Il gioco potrebbe essere già sfuggito di mano. Molti quadri dell’esercito maliano si formano ormai in Russia. Mosca ha un accordo di collaborazione tecnicomilitare con Bamako e consiglieri militari in loco, appartenenti alla compagnia militare privata Wagner. Parigi farebbe bene a ponderare le mosse. C’è la crescente influenza russa e turca dietro il sentimento anti-francese in aumento in molti Paesi del Sahel. Macron l’ha denunciato apertamente sulla rivista JeuneAfrique. Mosca dispone di potenti mezzi d’influenza, come il canale televisivo RT in lingua francese o l’organizzazione 'Patrioti del Mali', apertamente antifrancese.

Dopo il colpo di stato dell’agosto 2020, che ha defenestrato IBK e la vecchia guardia al potere in Mali, Igor Gromyko, ambasciatore russo nel Paese, è stato uno dei primi diplomatici stranieri a essere ufficialmente ricevuto dalla nuova giunta maliana.

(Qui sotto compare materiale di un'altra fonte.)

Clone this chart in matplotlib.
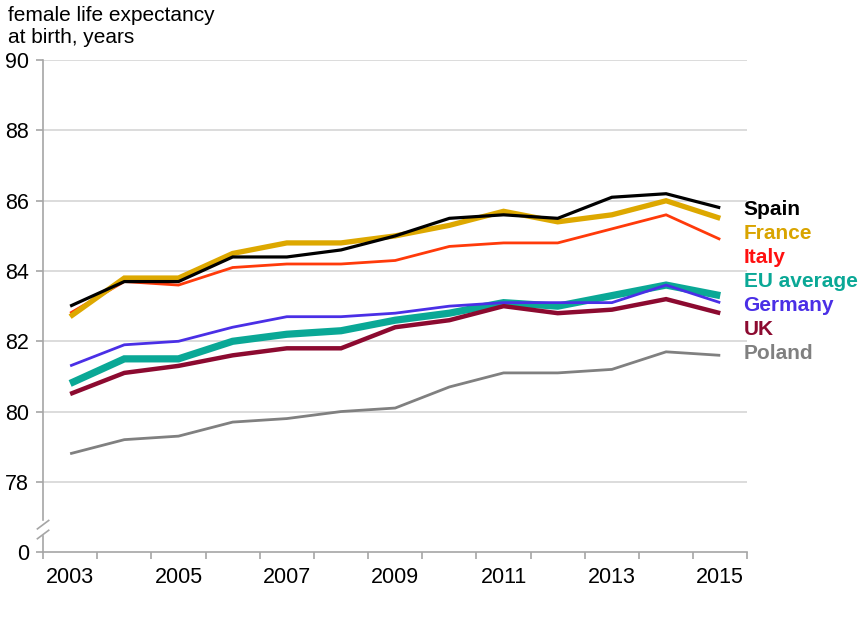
import matplotlib
matplotlib.use("Agg")
import matplotlib.pyplot as plt
from matplotlib.transforms import blended_transform_factory

plt.rcParams['font.family'] = ['Liberation Sans', 'DejaVu Sans']

years = list(range(2003, 2016))
spain   = [83.0, 83.7, 83.7, 84.4, 84.4, 84.6, 85.0, 85.5, 85.6, 85.5, 86.1, 86.2, 85.8]
france  = [82.7, 83.8, 83.8, 84.5, 84.8, 84.8, 85.0, 85.3, 85.7, 85.4, 85.6, 86.0, 85.5]
italy   = [82.8, 83.7, 83.6, 84.1, 84.2, 84.2, 84.3, 84.7, 84.8, 84.8, 85.2, 85.6, 84.9]
eu      = [80.8, 81.5, 81.5, 82.0, 82.2, 82.3, 82.6, 82.8, 83.1, 83.0, 83.3, 83.6, 83.3]
germany = [81.3, 81.9, 82.0, 82.4, 82.7, 82.7, 82.8, 83.0, 83.1, 83.1, 83.1, 83.6, 83.1]
uk      = [80.5, 81.1, 81.3, 81.6, 81.8, 81.8, 82.4, 82.6, 83.0, 82.8, 82.9, 83.2, 82.8]
poland  = [78.8, 79.2, 79.3, 79.7, 79.8, 80.0, 80.1, 80.7, 81.1, 81.1, 81.2, 81.7, 81.6]

names = ["Spain", "France", "Italy", "EU average", "Germany", "UK", "Poland"]
series = [spain, france, italy, eu, germany, uk, poland]
line_colors = ["#000000", "#DDA800", "#FF3A0A", "#0AA896", "#4A2FE6", "#8C0A30", "#808080"]
text_colors = ["#000000", "#D9A400", "#FF1010", "#0AA896", "#4A2FE6", "#8C0A30", "#808080"]
widths = [2.3, 3.8, 2.0, 5.2, 2.0, 3.2, 2.0]

ytick_vals = [76, 78, 80, 82, 84, 86, 88, 90]
ytick_labels = ["0", "78", "80", "82", "84", "86", "88", "90"]
xlabel_years = [2003, 2005, 2007, 2009, 2011, 2013, 2015]

fig = plt.figure(figsize=(8.61, 6.21), dpi=100)
ax = fig.add_axes([0.050, 0.111, 0.818, 0.792])
ax.set_xlim(2002.5, 2015.5)
ax.set_ylim(76, 90)

for v in ytick_vals[1:]:
    ax.axhline(v, color="#D9D9D9", lw=1.3, zorder=1)

order = [3, 5, 6, 4, 2, 1, 0]
for i in order:
    ax.plot(years, series[i], color=line_colors[i], lw=widths[i], zorder=3,
            solid_capstyle="butt", solid_joinstyle="miter")

y0 = spain[-1] - 0.05
step = 0.685
for k, (n, c) in enumerate(zip(names, text_colors)):
    ax.text(years[-1] + 0.43, y0 - k * step, n, color=c, fontsize=15, fontweight="bold",
            va="center", ha="left", clip_on=False)

for s in ["top", "right", "left"]:
    ax.spines[s].set_visible(False)
ax.spines["bottom"].set_color("#A6A6A6")
ax.spines["bottom"].set_linewidth(1.2)

bt = blended_transform_factory(ax.transAxes, ax.transData)
ax.plot([0, 0], [76, 76.45], transform=bt, color="#A6A6A6", lw=1.2, clip_on=False)
ax.plot([0, 0], [76.9, 90], transform=bt, color="#A6A6A6", lw=1.2, clip_on=False)
for yb in [76.5, 76.78]:
    ax.plot([-0.008, 0.008], [yb - 0.12, yb + 0.12], transform=bt, color="#A6A6A6",
            lw=1.2, clip_on=False)

ax.set_yticks(ytick_vals)
ax.set_yticklabels(ytick_labels)
ax.tick_params(axis="y", length=5, color="#A6A6A6", width=1.2, labelsize=15.5, pad=5)

ax.set_xticks(xlabel_years)
ax.set_xticklabels([str(y) for y in xlabel_years])
ax.set_xticks([y + 0.5 for y in range(2002, 2016)], minor=True)
ax.tick_params(axis="x", which="major", length=0, labelsize=15.5, pad=11)
ax.tick_params(axis="x", which="minor", length=5, color="#A6A6A6", width=1.2)

fig.text(0.009, 0.99, "female life expectancy\nat birth, years", ha="left", va="top",
         fontsize=15, linespacing=1.2)

fig.savefig("out.png", dpi=100)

Nelle piazze si inneggia sempre più spesso al ruolo salvifico della Russia e girano cartelli che invocano ' le départ de la France'. Parigi è già stata scalzata dalla Russia in Centrafrica, è insidiata dalla Turchia in Niger e perde terreno in Ciad. Ha sbagliato completamente strategia in Libia. Il vecchio impero africano è agli sgoccioli.